ARTnewsletter Archive

Dispute Continues Over Fate of Fisk University Art Collection

As the legal battle over Fisk University’s efforts to leverage its art collection continues, Tennessee state attorney general Robert E. Cooper Jr., whose office is responsible for overseeing charitable gifts within the state, says it should be given sole authority to ensure that requirements regarding the collection are complied with.

NEW YORK—As the legal battle over Fisk University’s efforts to leverage its art collection continues, Tennessee state attorney general Robert E. Cooper Jr., whose office is responsible for overseeing charitable gifts within the state, says it should be given sole authority to ensure that requirements regarding the collection are complied with.

This claim was made in a 47-page brief filed with a state appeals court on Sept. 8. The attorney general’s brief argues that a Tennessee state chancery court erred when it ruled last March that the Georgia O’Keeffe Museum, Santa Fe, N.M., has a right of reversion and could possibly regain possession of the art.

The dispute centers on 101 works that were given to Fisk in 1949 by painter Georgia O’Keeffe (1887–1986) from the collection of her late husband, American photographer Alfred Stieglitz (1864–1946), on the condition that they be kept together. Included were major pieces by Marsden Hartley (1877–1943) and O’Keeffe herself (ANL, 11/13/07, pp. 2–3).

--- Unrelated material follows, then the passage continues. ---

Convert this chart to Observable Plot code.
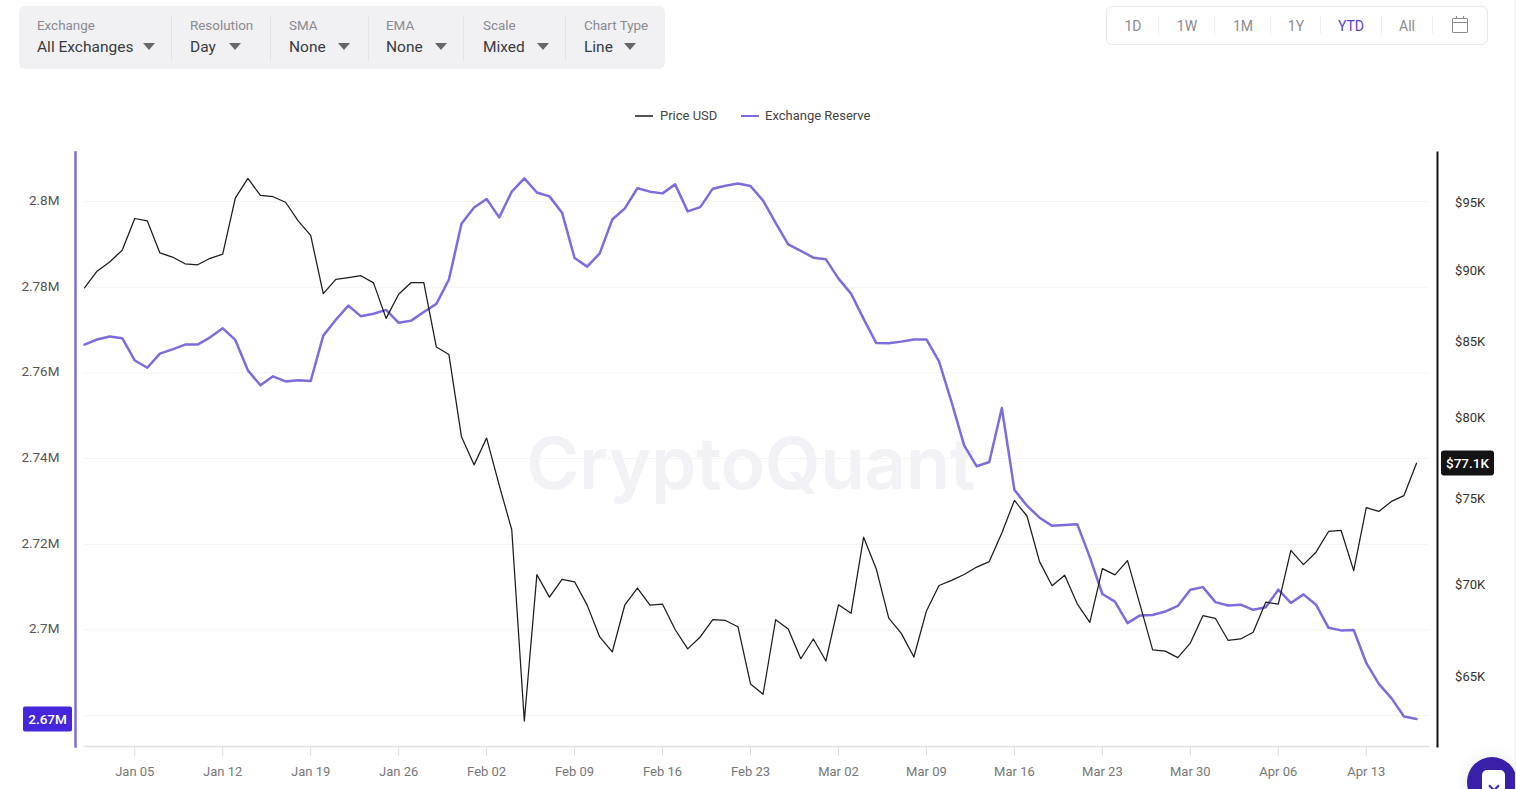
<!DOCTYPE html>
<html>
<head>
<meta charset="utf-8">
<script src="https://cdn.jsdelivr.net/npm/d3@7"></script>
<script src="https://cdn.jsdelivr.net/npm/@observablehq/plot@0.6"></script>
<style>
html,body{margin:0;padding:0;background:#fff;overflow:hidden}
#page{position:relative;width:1516px;height:789px;overflow:hidden;font-family:Roboto,sans-serif;background:#fff}
#page svg.plot,#page>svg{position:absolute;left:0;top:0}
.abs{position:absolute;white-space:nowrap}
.toolbar{left:19px;top:6px;width:646px;height:63px;background:#f1f1f4;border-radius:6px}
.cap{font-size:13.4px;color:#8a8a8f;transform:translateY(-50%)}
.val{font-size:15.5px;color:#3a3a3e;transform:translateY(-50%)}
.caret{width:0;height:0;border-left:6px solid transparent;border-right:6px solid transparent;border-top:7px solid #66666c;transform:translateX(-50%)}
.sep{width:1px;background:#e4e4e8}
.range{left:1106px;top:6px;width:380px;height:37px;border:1px solid #e8e8ea;border-radius:6px;background:#fff}
.rng{font-size:14px;color:#8a8a8f;transform:translate(-50%,-50%)}
.leg{font-size:13px;color:#444;transform:translateY(-50%)}
.tag{color:#fff;font-size:13.5px;font-weight:500;display:flex;align-items:center;justify-content:center;transform:translateY(-50%)}
</style>
</head>
<body>
<div id="page"></div>
<script>
const startDate = "2026-01-01";
const dayCount = 107;
const priceUSD = [
88730,89920,90580,91440,93790,93610,91240,90940,90450,90380,90850,91150,95330,96850,95540,95440,95020,93610,92530,88310,
89330,89450,89590,89080,86580,88270,89100,89100,84620,84110,78750,77000,78670,75760,73100,62720,70520,69260,70250,70120,
68820,67090,66290,68840,69770,68820,68870,67490,66450,67090,68020,67980,67640,64610,64080,68020,67520,65930,66980,65810,
68840,68370,72670,70860,68110,67280,66020,68500,69910,70200,70530,70950,71260,72910,74840,73910,71260,69900,70490,68890,
67880,70860,70510,71320,68830,66400,66330,65990,66760,68240,68090,66910,66980,67340,68980,68870,71900,71090,71800,73000,
73060,70750,74410,74180,74780,75130,77100];
const exchangeReserve = [
2766600,2767800,2768500,2768100,2762900,2761200,2764500,2765500,2766600,2766600,2768300,2770400,2767700,2760600,2757100,2759200,2758000,2758300,2758100,2768700,
2772400,2775700,2773200,2773800,2774700,2771700,2772200,2774200,2776100,2781800,2794800,2798600,2800600,2796300,2802300,2805400,2802100,2801200,2797400,2786800,
2784800,2787900,2795800,2798400,2803100,2802300,2801900,2804000,2797700,2798700,2803000,2803700,2804200,2803600,2800200,2795000,2790000,2788500,2786900,2786500,
2782000,2778500,2772600,2767000,2766900,2767300,2767800,2767800,2762700,2753200,2743100,2738200,2739200,2751800,2732700,2729000,2726200,2724300,2724500,2724700,
2717000,2708400,2706600,2701600,2703400,2703500,2704300,2705600,2709400,2710000,2706500,2705700,2705900,2704700,2705300,2709400,2706300,2708300,2705900,2700500,
2699900,2700000,2692300,2687400,2684100,2679800,2679200];
const xTickLabels = ["2026-01-05","2026-01-12","2026-01-19","2026-01-26","2026-02-02","2026-02-09","2026-02-16","2026-02-23","2026-03-02","2026-03-09","2026-03-16","2026-03-23","2026-03-30","2026-04-06","2026-04-13"];
const reserveGrid = [2680000,2700000,2720000,2740000,2760000,2780000,2800000];
const reserveTicks = [2700000,2720000,2740000,2760000,2780000,2800000];
const priceTicks = [65000,70000,75000,80000,85000,90000,95000];
const reserveTag = "2.67M";
const priceTag = "$77.1K";
const seriesNames = ["Price USD","Exchange Reserve"];
const seriesColors = ["#1c1c1c","#7b6ddc"];
const toolbarItems = [["Exchange","All Exchanges"],["Resolution","Day"],["SMA","None"],["EMA","None"],["Scale","Mixed"],["Chart Type","Line"]];
const rangeItems = ["1D","1W","1M","1Y","YTD","All"];

const start = new Date(startDate + "T00:00:00Z");
const dates = d3.utcDay.range(start, d3.utcDay.offset(start, dayCount));
const priceRows = dates.map((date,i)=>({date,value:priceUSD[i]}));
const reserveRows = dates.map((date,i)=>({date,value:exchangeReserve[i]}));
const xDomain = [start, d3.utcDay.offset(start, dayCount)];
const common = {
  width:1516,height:789,marginTop:152,marginBottom:43,marginLeft:84,marginRight:87.4,
  style:{background:"transparent",fontFamily:"Roboto,sans-serif",fontSize:"13px",overflow:"visible"}
};

const reservePlot = Plot.plot({...common,
  x:{type:"utc",domain:xDomain},
  y:{type:"linear",domain:[2672800,2811440]},
  marks:[
    Plot.text(["CryptoQuant"],{frameAnchor:"middle",dx:-6,dy:16,fontSize:72,fontWeight:600,fill:"#f1f1f6",fontFamily:"Inter,sans-serif"}),
    Plot.gridY(reserveGrid,{stroke:"#f3f3f3",strokeOpacity:1}),
    Plot.frame({anchor:"bottom",stroke:"#e2e2e2",strokeWidth:1.5}),
    Plot.frame({anchor:"left",dx:-9,stroke:"#7b6ddc",strokeWidth:2.5}),
    Plot.axisX(xTickLabels.map(d=>new Date(d+"T00:00:00Z")),{anchor:"bottom",tickSize:10,tickPadding:10.5,label:null,tickFormat:d3.utcFormat("%b %d"),stroke:"#dcdcdc",fill:"#777"}),
    Plot.axisY(reserveTicks,{anchor:"left",tickSize:0,tickPadding:25,label:null,tickFormat:d=>`${d/1e6}M`,fill:"#555",fontSize:13.5,dy:-1}),
    Plot.line(reserveRows,{x:"date",y:"value",stroke:seriesColors[1],strokeWidth:2.5,curve:"linear"})
  ]
});
const pricePlot = Plot.plot({...common,
  x:{type:"utc",domain:xDomain,axis:null},
  y:{type:"log",domain:[61455,98880]},
  marks:[
    Plot.axisY(priceTicks,{anchor:"right",tickSize:0,tickPadding:26,label:null,tickFormat:d=>`$${d/1000}K`,fill:"#333",dy:0.6}),
    Plot.frame({anchor:"right",dx:8.4,stroke:"#111",strokeWidth:2}),
    Plot.line(priceRows,{x:"date",y:"value",stroke:seriesColors[0],strokeWidth:1.25,curve:"linear"})
  ]
});

const page = document.getElementById("page");
page.append(reservePlot, pricePlot);

function add(cls, css, text){
  const el = document.createElement("div");
  el.className = "abs " + cls;
  Object.assign(el.style, css);
  if (text != null) el.textContent = text;
  page.append(el);
  return el;
}
// toolbar
add("toolbar",{});
const textX = [37,190,289,386,483,584], caretX = [149,235,344,441,543,630], sepX = [171,270,368,463,565];
toolbarItems.forEach(([c,v],i)=>{
  add("cap",{left:textX[i]+"px",top:"24.5px"},c);
  add("val",{left:textX[i]+"px",top:"46.5px"},v);
  add("caret",{left:caretX[i]+"px",top:"43px"});
});
sepX.forEach(x=>add("sep",{left:x+"px",top:"15px",height:"46px"}));
// range selector
add("range",{});
const rangeX = [1133,1187,1243,1296,1351,1407], rangeSep = [1158,1214,1270,1320,1381,1432];
rangeItems.forEach((t,i)=>add("rng",{left:rangeX[i]+"px",top:"26px",color:t==="YTD"?"#5a3fd4":"#8a8a8f"},t));
rangeSep.forEach(x=>add("sep",{left:x+"px",top:"15px",height:"20px",background:"#eeeeef"}));
add("",{left:"1452px",top:"18px",width:"14px",height:"13px",border:"1px solid #8a8a8f",borderRadius:"1px"});
add("",{left:"1452px",top:"22px",width:"15px",height:"1px",background:"#8a8a8f"});
add("",{left:"1456px",top:"16px",width:"1px",height:"3px",background:"#8a8a8f"});
add("",{left:"1463px",top:"16px",width:"1px",height:"3px",background:"#8a8a8f"});
// legend
add("",{left:"635px",top:"115px",width:"18px",height:"1.5px",background:"#555"});
add("leg",{left:"660px",top:"114.5px"},seriesNames[0]);
add("",{left:"741px",top:"114.5px",width:"18px",height:"2px",background:seriesColors[1]});
add("leg",{left:"765px",top:"114.5px"},seriesNames[1]);
// end-value tags, placed by the scales
const ry = reservePlot.scale("y").apply(exchangeReserve[exchangeReserve.length-1]);
const py = pricePlot.scale("y").apply(priceUSD[priceUSD.length-1]);
add("tag",{left:"23px",top:ry+"px",width:"49px",height:"25px",background:"#4526dd",borderRadius:"2px"},reserveTag);
add("tag",{left:"1441px",top:py+"px",width:"53px",height:"25px",background:"#131316",borderRadius:"3px"},priceTag);
// chat button
add("",{left:"1467px",top:"757px",width:"50px",height:"50px",borderRadius:"50%",background:"#3a20a8",boxShadow:"0 0 16px rgba(0,0,0,.10)"});
add("",{left:"1482px",top:"770px",width:"23px",height:"24px",borderRadius:"5px",background:"#fff"});
add("",{left:"1490px",top:"782px",width:"6px",height:"6px",borderRight:"2px solid #3a20a8",borderBottom:"2px solid #3a20a8",transform:"rotate(45deg)"});
add("",{left:"1515px",top:"0",width:"1px",height:"789px",background:"#ececec"});
</script>
</body>
</html>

Fisk, which has struggled financially in recent years, has been locked in a legal battle for more than two years with the O’Keeffe Museum, which controls the O’Keeffe estate, over the university’s efforts to sell off part of the collection. The Museum argues that Fisk breached the conditions under which O’Keeffe gave the works to the school, and therefore should forfeit title to the collection.

The attorney general argues, on the other hand, that “the O’Keeffe Museum, the successor in interest to Miss O’Keeffe’s estate, has no right of reversion or reacquisition in the Stieglitz Collection, even if the conditions that Miss O’Keeffe placed on the collection have been violated by Fisk.” He also argues that “the O’Keeffe Museum lacks standing under New York law”—where the artist’s will was probated—“to seek to enforce those conditions. The only party with the authority to seek to enforce those conditions is the Attorney General, who represents the interests of all beneficiaries of this charitable gift.”

In its March ruling, the chancery court rejected a proposed art-sharing agreement between Fisk and the Crystal Bridges Museum of American Art, under which Fisk would give Crystal Bridges a 50 percent undivided interest in the Stieglitz Collection in exchange for $30 million. Crystal Bridges, which was founded by Wal-Mart heiress Alice Walton, is scheduled to open in Bentonville, Ark., in 2010. Fisk has appealed the decision.

The attorney general further questioned whether the court “erred in ruling that the Crystal Bridges proposal did not effectuate Georgia O’Keeffe’s intent as nearly as possible,” while at the same time expressing some reservations about the proposed sharing agreement: “Fisk’s aggressive claim seeking permission to sell a half interest in the collection is . . . problematic.” If the court determines that Fisk is entitled to cy pres relief—the legal doctrine that allows a court to reinterpret the terms of a charitable gift according to the spirit of the gift, if carrying out the terms to the letter would be impracticable, illegal or impossible—“such relief would not necessarily include and, would likely fall short of, a sale of the Col¬lection.” In light of his assertion that the chancery court erred on several issues, the attorney general recommended that the case be remanded to a lower court for further analysis.

The O’Keeffe Museum also filed an appeals court brief, which was unavailable at press time. A spokesman for the museum did not respond to a request for comment.